Le vendredi 13 novembre dernier, le contre-ténor Philippe Jaroussky a présenté son nouveau disque à la FnacMontparnasse (136, rue de Rennes, 75006), "Jean-Chrétien Bach. La dolce fiamma. Airs de castrats oubliés". La présentation a pris la forme d'une interview orchestrée par le critique musical Gérard Mannoni, oscillant entre présentation du chanteur lui-même et présentation du disque, avec, à la clef, la projection sur grand écran d'extraits du film de l'enregistrement.

    C'est presque naturellement que Philippe Jaroussky est entré dans le monde de la musique. Petit, il était attiré par le monde artistique, notamment par le dessin, et chantait avec une voix aiguë. Son professeur de musique au collège, percevant son sens musical, incita alors les parents du jeune adolescent à l'inscrire au conservatoire: Philippe Jaroussky commença le violon à l'âge de onze ans.

    Cependant, ne sachant quoi faire plus tard, il entreprit des études de piano et d'harmonie pour se diriger, peut-être vers, la direction de choeurs.  Mais le chemin fut tout autre: Philippe Jaroussky assista à un concert du sopraniste Fabrice di Falco, et fut fasciné par sa voix. Il contacta alors le professeur de chant de cet artiste, lequel devint  son professeur — et l'est encore aujourd'hui. C'est de cette façon que naquit sa vocation, terme qui, par l'étymologie, renvoie précisément à la voix, ce que rappelle en souriant le contre-ténor.

    La voix de contre-ténor, on le sait, est une voix de tête, par opposition à la voix de poitrine, et il faut distinguer le contre-ténor du haute-contre, ténor aigu qui, de temps en temps, se sert de la voix de tête. Le premier extrait — "La legge accetto", air ajouté par Jean-Chrétien Bach à l'opéra Orfeo ed Euridice à la fin du premier acte — en fut une belle illustration.

    Ce nouveau disque constitue un apport non négligeable dans la connaissance de Jean-Chrétien Bach, le dernier fils de Jean-Sébastien. Contrairement à son père, Jean-Chrétien ne fut pas un compositeur d'église, mais un compositeur d'opéra qui, à l'image de Haendel, voyagea en Italie et à Londres.
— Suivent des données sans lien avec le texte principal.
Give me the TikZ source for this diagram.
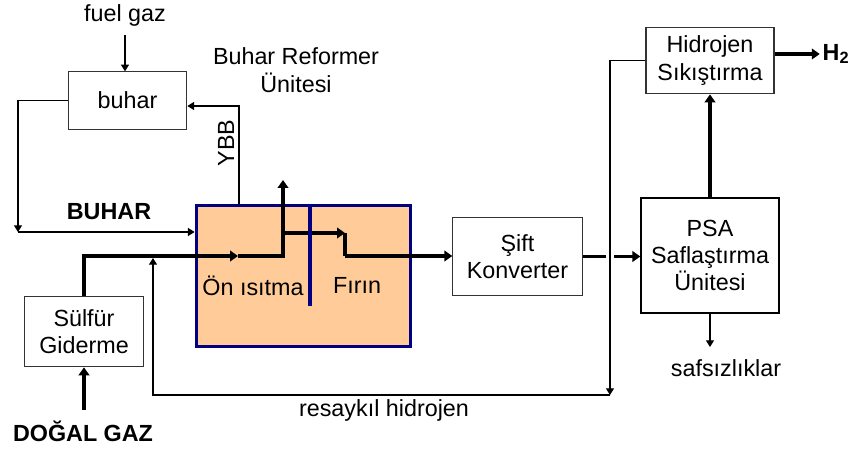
\documentclass[tikz,border=0pt]{standalone}
\usepackage{fontspec}
\setmainfont{Liberation Sans}
\usetikzlibrary{arrows.meta, positioning, calc}
\definecolor{peach}{HTML}{FFCC99}
\definecolor{navy}{HTML}{000080}
\definecolor{boxgray}{HTML}{333333}

\begin{document}
\begin{tikzpicture}[
  x=0.75pt, y=-0.75pt,
  font=\fontsize{17.5}{20.6}\selectfont,
  unitbox/.style={draw=boxgray, line width=0.8pt, align=center, inner sep=0pt},
  thinarr/.style={line width=0.8pt, -{Triangle[length=5pt, width=6pt]}},
  thickline/.style={line width=2.3pt},
  thickarr/.style={line width=2.3pt, -{Triangle[length=6pt, width=8pt]}},
]
\useasboundingbox (0,0) rectangle (851,449);

% =============================================
% Units
% =============================================

% Reformer (filled block)
\node[fill=peach, draw=navy, line width=2.3pt, minimum width=161pt,
  minimum height=106pt, inner sep=0pt] (ref) at (303.5,276) {};
\node (onis) at (253,286) {Ön ısıtma};
\node (firin) at (357,285) {Fırın};

\node[unitbox, minimum width=89pt, minimum height=43pt] (buhar) at (127.5,100.5) {buhar};
\node[unitbox, minimum width=89pt, minimum height=53pt] (sul) at (84,331.5) {Sülfür\\Giderme};
\node[unitbox, minimum width=97pt, minimum height=58pt] (sift) at (517.5,256.5) {Şift\\Konverter};
\node[unitbox, line width=1.5pt, draw=black, minimum width=103pt,
  minimum height=86pt] (psa) at (710,255.5) {PSA\\Saflaştırma\\Ünitesi};
\node[unitbox, minimum width=96pt, minimum height=50pt] (hid) at (710,60.5) {Hidrojen\\Sıkıştırma};

% =============================================
% Labels
% =============================================

\node (fuel) at (125,15) {fuel gaz};
\node[align=center] (title) at (296,70) {Buhar Reformer\\Ünitesi};
\node[rotate=90] (ybb) at (226,143) {YBB};
\node[font=\fontsize{17.5}{20.6}\selectfont\bfseries] (bhr) at (109,212) {BUHAR};
\node[font=\fontsize{17.5}{20.6}\selectfont\bfseries] (dg) at (83,431) {DOĞAL GAZ};
\node (res) at (384,410) {resaykıl hidrojen};
\node (saf) at (726,368) {safsızlıklar};
\node[font=\fontsize{17.5}{20.6}\selectfont\bfseries, inner sep=2pt] (h2) at (836,54) {H$_{\mathbf 2}$};

% =============================================
% Connectors
% =============================================

\coordinate (fuelin) at (125,35);
\coordinate (bcorner) at (18,232);
\coordinate (ybbtop) at (239,106);
\coordinate (pmid) at (238,256);
\coordinate (jn1) at (283,256);
\coordinate (jn2) at (283,233);
\coordinate (stack) at (283,180);
\coordinate (fmid) at (345,233);
\coordinate (fout) at (345,256);
\coordinate (rc) at (610,395);
\coordinate (rin) at (153,258);
\coordinate (sout) at (710,347);
\coordinate (dgin) at (84,410);

% fuel and steam
\draw[thinarr] (fuelin) -- (fuelin |- buhar.north);
\draw[thinarr] (ybbtop |- ref.north) -- (ybbtop) -- (buhar.east |- ybbtop);
\draw[thinarr] (buhar.west) -| (bcorner);
\draw[thinarr] (bcorner) -- (bcorner -| ref.west);

% process gas
\draw[thickarr] (sul.north) |- (pmid);
\draw[thickline] (pmid) -- (jn1) -- (jn2);
\draw[thickarr] (jn2) -- (stack);
\draw[thickarr] (jn2) -- (fmid);
\draw[thickline] (fmid) -- (fout);
\draw[thickarr] (fout) -- (sift.west |- fout);
\draw[thickarr] (sift.east) -- (sift.east -| psa.west);
\draw[thickarr] (psa.north) -- (hid.south);
\draw[thickarr] (hid.east |- h2.west) -- (h2.west);
\draw[thickarr] (dgin) -- (sul.south);

% divider inside reformer
\draw[navy, line width=2.3pt] (310,205) -- (310,306);

% recycle hydrogen
\fill[white] (606,250) rectangle (614,264);
\draw[thinarr] (hid.west) -| (rc);
\draw[thinarr] (rc) -| (rin);

% impurities
\draw[thinarr] (psa.south) -- (sout);

\end{tikzpicture}
\end{document}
    Philippe Jaroussky le découvrit assez tardivement, car le répertoire entre Haendel et Mozart ne l'intéressait guère. Petit à petit, cependant, cette période qui vit l'avènement de Cimarosa et de Gluck, commença à attirer le contre-ténor.
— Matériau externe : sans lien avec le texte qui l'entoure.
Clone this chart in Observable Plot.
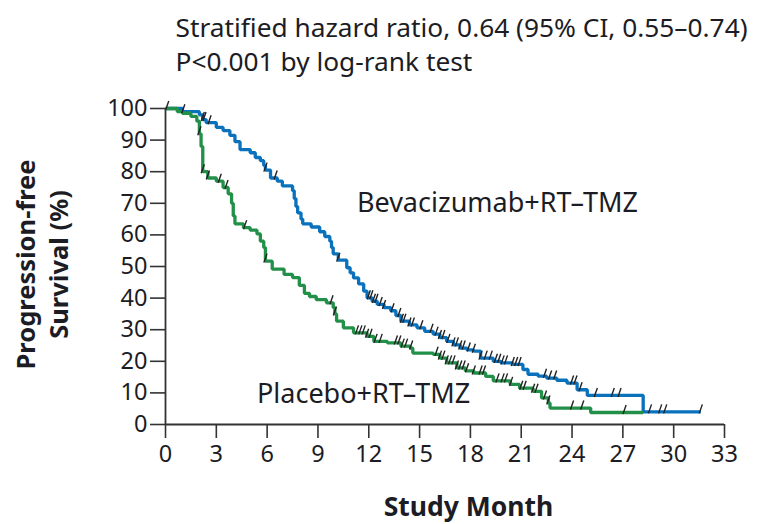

    Au départ, l'idée était d'enregistrer un disque sur Mozart avec le Cercle de l'Harmonie dirigé par Jérémie Rohrer. Mais Mozart est soit trop aigu, soit trop grave pour un contre-ténor. On s'orienta alors vers l'entourage du compositeur viennois, et le choix se porta sur Jean-Chrétien Bach, qui introduisit l'école italienne à Londres. Les apports de ce musicien à l'orchestration furent nombreux, et Mozart s'inspira largement des cuivres et des vents qui entrent en dialogue avec la voix. Le dernier fils de Bach fut ainsi l'un des musiciens de la transition entre le baroque et le classique, marquée, entre autres, par l'avènement d'un nouvel instrument: le piano forte. Jean-Chrétien Bach fut l'un des premiers à défendre cet instrument qui constitua une véritable révolution dans le timbre. L'air "Io ti lascio" illustre bien l'engouement de ce compositeur pour le piano forte.
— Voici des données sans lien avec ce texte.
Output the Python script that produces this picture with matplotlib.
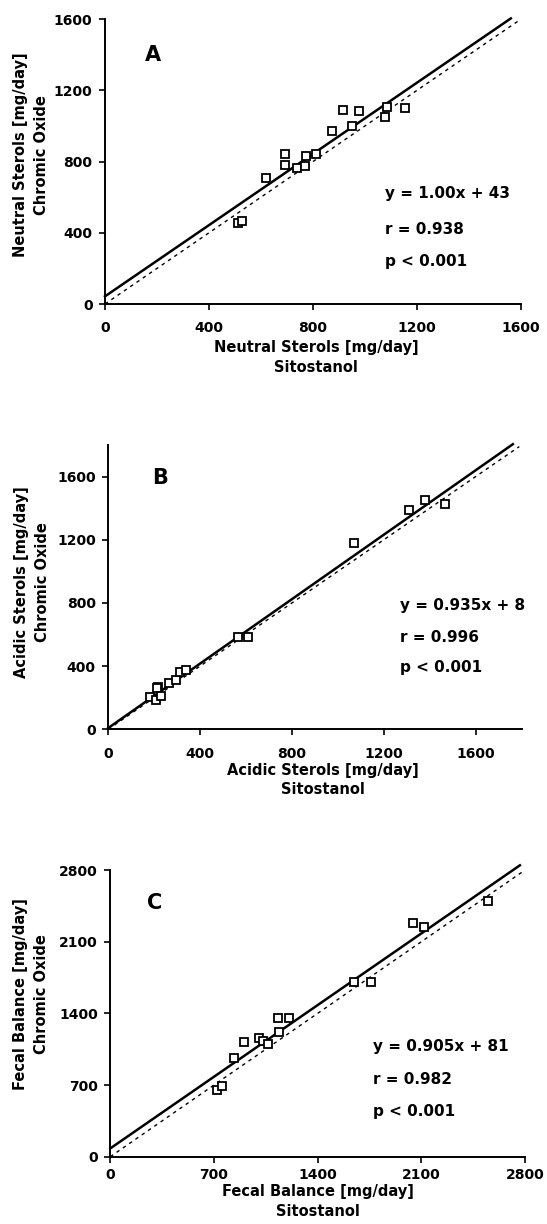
import matplotlib
matplotlib.use("Agg")
import matplotlib.pyplot as plt
import numpy as np

plt.rcParams['font.family'] = ['DejaVu Sans']
plt.rcParams['font.weight'] = 'bold'

# ---- Panel A: Neutral sterols ----
a_x = [513, 526, 618, 694, 694, 738, 771, 774, 812, 875, 917, 951, 979, 1079, 1087, 1155]
a_y = [457, 468, 706, 845, 783, 762, 777, 834, 841, 971, 1090, 1000, 1083, 1051, 1109, 1102]
a_fit = (1.0, 43)          # line as drawn
a_fit_xmax = 1562
a_id_xmax = 1595
a_ticks = [0, 400, 800, 1200, 1600]
a_lim = (1600, 1600)
a_text = ["y = 1.00x + 43", "r = 0.938", "p < 0.001"]

# ---- Panel B: Acidic sterols ----
b_x = [181, 209, 219, 213, 230, 265, 295, 313, 337, 567, 608, 1070, 1309, 1380, 1468]
b_y = [206, 185, 269, 262, 210, 291, 311, 360, 375, 585, 585, 1182, 1386, 1449, 1428]
b_fit = (1.02, 8)
b_fit_xmax = 1762
b_id_xmax = 1790
b_ticks = [0, 400, 800, 1200, 1600]
b_lim = (1800, 1800)
b_text = ["y = 0.935x + 8", "r = 0.996", "p < 0.001"]

# ---- Panel C: Fecal balance ----
c_x = [718, 754, 835, 902, 1004, 1033, 1067, 1139, 1130, 1206, 1645, 1760, 2046, 2118, 2548]
c_y = [647, 686, 964, 1117, 1160, 1127, 1101, 1215, 1352, 1356, 1708, 1705, 2283, 2244, 2502]
c_fit = (1.0, 81)
c_fit_xmax = 2765
c_id_xmax = 2788
c_ticks = [0, 700, 1400, 2100, 2800]
c_lim = (2800, 2800)
c_text = ["y = 0.905x + 81", "r = 0.982", "p < 0.001"]

W, H = 547, 1224
fig = plt.figure(figsize=(W / 100, H / 100), dpi=100)

def pos(left, right, bottom, top):
    return [left / W, 1 - bottom / H, (right - left) / W, (bottom - top) / H]

panels = [
    dict(rect=pos(105, 520.7, 304, 19.3), x=a_x, y=a_y, fit=a_fit, fx=a_fit_xmax, ix=a_id_xmax,
         ticks=a_ticks, lim=a_lim, text=a_text, letter="A", lpos=(0.116, 0.875),
         tpos=(0.674, [0.389, 0.263, 0.149]), xpad=8.5,
         ylab="Neutral Sterols [mg/day]\nChromic Oxide", xlab="Neutral Sterols [mg/day]\nSitostanol",
         ylab_px=(31, 155), xlab_px=(316, 357.5)),
    dict(rect=pos(108.2, 521.6, 729.3, 445), x=b_x, y=b_y, fit=b_fit, fx=b_fit_xmax, ix=b_id_xmax,
         ticks=b_ticks, lim=b_lim, text=b_text, letter="B", lpos=(0.125, 0.884),
         tpos=(0.706, [0.434, 0.324, 0.217]), xpad=8.5,
         ylab="Acidic Sterols [mg/day]\nChromic Oxide", xlab="Acidic Sterols [mg/day]\nSitostanol",
         ylab_px=(32, 582), xlab_px=(323, 780)),
    dict(rect=pos(110.3, 525.1, 1156.7, 870), x=c_x, y=c_y, fit=c_fit, fx=c_fit_xmax, ix=c_id_xmax,
         ticks=c_ticks, lim=c_lim, text=c_text, letter="C", lpos=(0.108, 0.884),
         tpos=(0.633, [0.384, 0.268, 0.157]), xpad=4,
         ylab="Fecal Balance [mg/day]\nChromic Oxide", xlab="Fecal Balance [mg/day]\nSitostanol",
         ylab_px=(31, 994), xlab_px=(318, 1201.5)),
]

for p in panels:
    ax = fig.add_axes(p["rect"])
    xmax, ymax = p["lim"]
    ax.set_xlim(0, xmax)
    ax.set_ylim(0, ymax)
    ax.set_xticks(p["ticks"])
    ax.set_yticks(p["ticks"])
    ax.tick_params(direction="out", length=4, width=1.2, labelsize=10)
    ax.tick_params(axis="y", pad=5)
    ax.tick_params(axis="x", pad=p["xpad"])
    for lab in ax.get_xticklabels() + ax.get_yticklabels():
        lab.set_fontweight("bold")
    ax.spines["top"].set_visible(False)
    ax.spines["right"].set_visible(False)
    ax.spines["left"].set_linewidth(1.4)
    ax.spines["bottom"].set_linewidth(1.4)

    # identity (dashed) line
    ix = np.array([0, p["ix"]])
    ax.plot(ix, ix, color="black", lw=1.0, ls=(0, (2.5, 3)), clip_on=False)
    # regression line
    s, b = p["fit"]
    fx = np.array([0, p["fx"]])
    ax.plot(fx, s * fx + b, color="black", lw=1.8, clip_on=False)
    # points
    ax.plot(p["x"], p["y"], ls="none", marker="s", markersize=5.2, mfc="white",
            mec="black", mew=1.3, zorder=3, clip_on=False)

    ax.text(p["lpos"][0], p["lpos"][1], p["letter"], transform=ax.transAxes,
            fontsize=15, fontweight="bold", ha="center", va="center")
    tx, tys = p["tpos"]
    for t, ty in zip(p["text"], tys):
        ax.text(tx, ty, t, transform=ax.transAxes, fontsize=11, fontweight="bold",
                ha="left", va="center")

    yx, yy = p["ylab_px"]
    fig.text(yx / W, 1 - yy / H, p["ylab"], rotation=90, ha="center", va="center",
             fontsize=10.5, fontweight="bold", linespacing=1.55, multialignment="center")
    xx, xy = p["xlab_px"]
    fig.text(xx / W, 1 - xy / H, p["xlab"], ha="center", va="center",
             fontsize=10.5, fontweight="bold", linespacing=1.4, multialignment="center")

fig.savefig("out.png", dpi=100)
    Jean-Chrétien Bach était, par ailleurs, attaché à l'épuration de la ligne vocale. Ses airs ne sont pas pour autant faciles à chanter, du fait de phrases musicales parfois très longues. Si leur enregistrement fut un véritable défi pour Philippe Jaroussky, comparable à celui que releva Cecilia Bartoli, la célèbre mezzo-soprano, en consacrant son dernier disque à des airs de castrats, ce fut un défi motivant. Car outre la difficulté inhérente à la musique de Jean-Chrétien Bach, les airs de castrats (ce disque, rappelons-le, propose des "airs de castrats oubliés") posent un probmème supplémentaire : comme ces hommes chantaient en voix de poitrine, le contre-ténor doit essayer de se rapprocher de leur technique tout en sachant qu'il n'a pas les mêmes facultés qu'eux.

    Pour terminer cet entretien, Philippe Jaroussky a expliqué pourquoi il avait enregistré un disque de mélodies françaises intitulé Opium : c'est l'envie forte de chanter dans sa langue maternelle qui l'a poussé à s'aventurer dans ce répertoire du tournant des XIXe et XXe siècles, riche en mélodies françaises. Ce disque, d'ailleurs, n'est pas si éloigné qu'on pourrait le penser de celui qu'il a consacré à Jean-Chrétien Bach, puisque certaines mélodies recèlent une simplicité et une épuration vocale comparables, comme "Offrande" de Reynaldo Hahn. Le contre-ténor a également évoqué ses projets, liés notamment à des pièces contemporaines, comme cet opéra sur Le Caravage que l'on pourra découvrir en 2012 . Philippe Jaroussky s'est d'ailleurs dit très curieux de voir comment un compositeur s'inspire de sa voix. Ce fut l'occasion, justement, d'écouter une dernière fois cette voix avec l'air "Cara, la dolce fiamma" tiré de l'opéra Adriano in Siria de Jean-Chrétien Bach.